### GIVEN DATA
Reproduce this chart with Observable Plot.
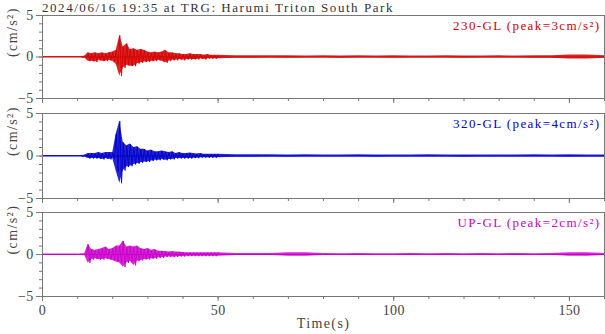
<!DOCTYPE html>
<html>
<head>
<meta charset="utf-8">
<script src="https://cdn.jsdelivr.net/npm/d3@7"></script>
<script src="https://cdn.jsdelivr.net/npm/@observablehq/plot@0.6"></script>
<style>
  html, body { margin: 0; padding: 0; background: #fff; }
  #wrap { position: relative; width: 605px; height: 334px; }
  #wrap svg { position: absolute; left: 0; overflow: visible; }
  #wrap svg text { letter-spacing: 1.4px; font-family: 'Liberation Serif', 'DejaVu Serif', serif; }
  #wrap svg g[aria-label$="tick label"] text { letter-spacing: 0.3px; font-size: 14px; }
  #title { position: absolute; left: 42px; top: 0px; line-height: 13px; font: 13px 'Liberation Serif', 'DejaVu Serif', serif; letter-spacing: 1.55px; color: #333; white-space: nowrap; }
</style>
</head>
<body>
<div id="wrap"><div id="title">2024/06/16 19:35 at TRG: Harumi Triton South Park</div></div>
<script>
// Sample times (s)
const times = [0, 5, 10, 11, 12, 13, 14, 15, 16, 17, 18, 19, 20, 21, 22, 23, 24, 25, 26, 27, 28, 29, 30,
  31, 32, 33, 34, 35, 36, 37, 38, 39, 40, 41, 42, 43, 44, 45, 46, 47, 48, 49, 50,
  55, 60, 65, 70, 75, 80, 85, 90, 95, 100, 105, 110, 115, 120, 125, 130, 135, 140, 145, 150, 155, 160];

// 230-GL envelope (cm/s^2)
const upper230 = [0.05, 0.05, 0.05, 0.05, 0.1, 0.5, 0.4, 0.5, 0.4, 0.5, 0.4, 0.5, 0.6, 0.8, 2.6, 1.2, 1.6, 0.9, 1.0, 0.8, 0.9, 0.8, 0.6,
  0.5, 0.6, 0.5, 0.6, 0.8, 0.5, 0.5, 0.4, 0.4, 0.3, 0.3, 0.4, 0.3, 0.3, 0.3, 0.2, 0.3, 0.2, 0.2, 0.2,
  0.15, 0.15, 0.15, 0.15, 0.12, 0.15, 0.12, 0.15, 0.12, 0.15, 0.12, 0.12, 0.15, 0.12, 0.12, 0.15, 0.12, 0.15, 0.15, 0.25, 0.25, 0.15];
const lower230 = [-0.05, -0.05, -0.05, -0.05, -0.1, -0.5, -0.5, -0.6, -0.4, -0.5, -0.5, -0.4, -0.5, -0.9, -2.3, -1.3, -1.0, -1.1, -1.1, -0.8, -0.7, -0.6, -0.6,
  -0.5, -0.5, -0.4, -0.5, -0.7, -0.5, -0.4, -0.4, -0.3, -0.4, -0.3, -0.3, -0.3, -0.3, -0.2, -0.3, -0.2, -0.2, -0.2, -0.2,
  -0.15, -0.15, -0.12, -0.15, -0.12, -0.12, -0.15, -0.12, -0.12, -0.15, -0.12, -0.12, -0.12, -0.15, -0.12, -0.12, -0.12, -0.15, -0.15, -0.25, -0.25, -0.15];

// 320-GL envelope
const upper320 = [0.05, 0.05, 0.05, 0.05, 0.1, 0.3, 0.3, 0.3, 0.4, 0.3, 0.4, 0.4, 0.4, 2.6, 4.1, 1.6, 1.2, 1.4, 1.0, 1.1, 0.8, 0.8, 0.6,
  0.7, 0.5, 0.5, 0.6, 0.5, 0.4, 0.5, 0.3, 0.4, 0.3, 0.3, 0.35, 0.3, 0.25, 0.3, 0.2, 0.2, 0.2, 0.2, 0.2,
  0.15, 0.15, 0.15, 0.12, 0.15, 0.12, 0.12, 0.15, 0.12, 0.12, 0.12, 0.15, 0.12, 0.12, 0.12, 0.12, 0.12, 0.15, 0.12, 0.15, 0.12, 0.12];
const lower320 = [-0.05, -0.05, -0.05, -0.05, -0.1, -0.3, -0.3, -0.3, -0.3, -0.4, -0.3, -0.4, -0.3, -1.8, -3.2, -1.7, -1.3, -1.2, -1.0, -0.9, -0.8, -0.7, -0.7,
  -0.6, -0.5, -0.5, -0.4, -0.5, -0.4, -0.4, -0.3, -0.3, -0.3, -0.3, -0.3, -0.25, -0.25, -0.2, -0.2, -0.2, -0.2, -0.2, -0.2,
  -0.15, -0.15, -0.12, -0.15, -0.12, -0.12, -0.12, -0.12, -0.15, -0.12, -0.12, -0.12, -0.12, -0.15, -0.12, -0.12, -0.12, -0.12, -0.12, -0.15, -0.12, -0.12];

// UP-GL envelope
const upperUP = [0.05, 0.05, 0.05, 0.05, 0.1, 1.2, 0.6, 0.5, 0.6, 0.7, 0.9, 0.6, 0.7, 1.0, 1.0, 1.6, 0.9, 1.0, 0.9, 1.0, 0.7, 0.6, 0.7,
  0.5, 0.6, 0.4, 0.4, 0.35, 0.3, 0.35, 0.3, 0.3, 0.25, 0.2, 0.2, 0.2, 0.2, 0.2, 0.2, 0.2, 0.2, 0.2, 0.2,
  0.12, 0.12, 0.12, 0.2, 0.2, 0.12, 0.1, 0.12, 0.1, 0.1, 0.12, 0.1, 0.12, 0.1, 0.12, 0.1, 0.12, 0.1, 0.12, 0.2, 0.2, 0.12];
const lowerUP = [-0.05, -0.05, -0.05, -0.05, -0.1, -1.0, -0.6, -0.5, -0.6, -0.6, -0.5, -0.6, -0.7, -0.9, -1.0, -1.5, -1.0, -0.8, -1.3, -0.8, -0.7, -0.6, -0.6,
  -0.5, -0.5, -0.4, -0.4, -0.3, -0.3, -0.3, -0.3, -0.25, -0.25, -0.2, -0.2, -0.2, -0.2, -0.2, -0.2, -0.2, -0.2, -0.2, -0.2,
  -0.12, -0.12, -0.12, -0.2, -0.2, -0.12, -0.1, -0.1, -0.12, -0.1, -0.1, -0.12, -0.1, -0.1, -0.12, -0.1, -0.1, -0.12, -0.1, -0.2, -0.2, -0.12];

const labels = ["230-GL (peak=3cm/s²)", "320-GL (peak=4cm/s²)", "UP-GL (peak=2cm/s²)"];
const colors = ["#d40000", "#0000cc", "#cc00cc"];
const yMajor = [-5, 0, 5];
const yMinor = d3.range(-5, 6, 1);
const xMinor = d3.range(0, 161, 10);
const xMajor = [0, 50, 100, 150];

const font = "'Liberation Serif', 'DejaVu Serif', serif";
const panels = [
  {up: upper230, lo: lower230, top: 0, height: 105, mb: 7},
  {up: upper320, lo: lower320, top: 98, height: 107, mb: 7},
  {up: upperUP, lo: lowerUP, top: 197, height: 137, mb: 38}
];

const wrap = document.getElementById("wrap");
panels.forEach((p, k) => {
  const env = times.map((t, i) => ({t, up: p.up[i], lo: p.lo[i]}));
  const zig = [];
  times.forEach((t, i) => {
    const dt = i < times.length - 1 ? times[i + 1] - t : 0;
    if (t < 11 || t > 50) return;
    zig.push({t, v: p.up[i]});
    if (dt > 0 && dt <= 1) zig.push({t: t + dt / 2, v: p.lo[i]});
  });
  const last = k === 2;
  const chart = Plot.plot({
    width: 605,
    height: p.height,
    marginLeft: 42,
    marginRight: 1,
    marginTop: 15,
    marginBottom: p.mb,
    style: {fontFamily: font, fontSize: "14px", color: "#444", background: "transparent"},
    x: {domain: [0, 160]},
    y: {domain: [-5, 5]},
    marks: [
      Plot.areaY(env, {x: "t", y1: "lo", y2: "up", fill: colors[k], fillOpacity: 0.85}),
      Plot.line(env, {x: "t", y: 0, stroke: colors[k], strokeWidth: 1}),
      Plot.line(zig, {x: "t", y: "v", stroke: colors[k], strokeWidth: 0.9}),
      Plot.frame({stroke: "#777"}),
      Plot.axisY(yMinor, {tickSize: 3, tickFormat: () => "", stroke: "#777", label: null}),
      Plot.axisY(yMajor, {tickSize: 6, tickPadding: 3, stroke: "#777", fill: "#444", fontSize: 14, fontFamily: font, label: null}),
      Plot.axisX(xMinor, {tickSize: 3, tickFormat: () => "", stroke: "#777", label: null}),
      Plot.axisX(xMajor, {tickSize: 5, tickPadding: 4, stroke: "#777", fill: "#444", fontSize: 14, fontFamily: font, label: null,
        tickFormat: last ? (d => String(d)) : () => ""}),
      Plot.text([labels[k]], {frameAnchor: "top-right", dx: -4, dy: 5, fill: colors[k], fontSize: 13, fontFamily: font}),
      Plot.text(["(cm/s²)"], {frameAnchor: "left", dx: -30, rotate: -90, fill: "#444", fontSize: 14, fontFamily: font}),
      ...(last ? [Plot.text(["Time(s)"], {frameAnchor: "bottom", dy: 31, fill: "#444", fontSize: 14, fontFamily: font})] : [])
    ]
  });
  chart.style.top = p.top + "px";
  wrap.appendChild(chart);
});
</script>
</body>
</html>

### WORK INSTRUCTIONS
Copy out every line where the word "chart" occurs.

### RESULT
Reproduce this chart with Observable Plot.
  const chart = Plot.plot({
  chart.style.top = p.top + "px";
  wrap.appendChild(chart);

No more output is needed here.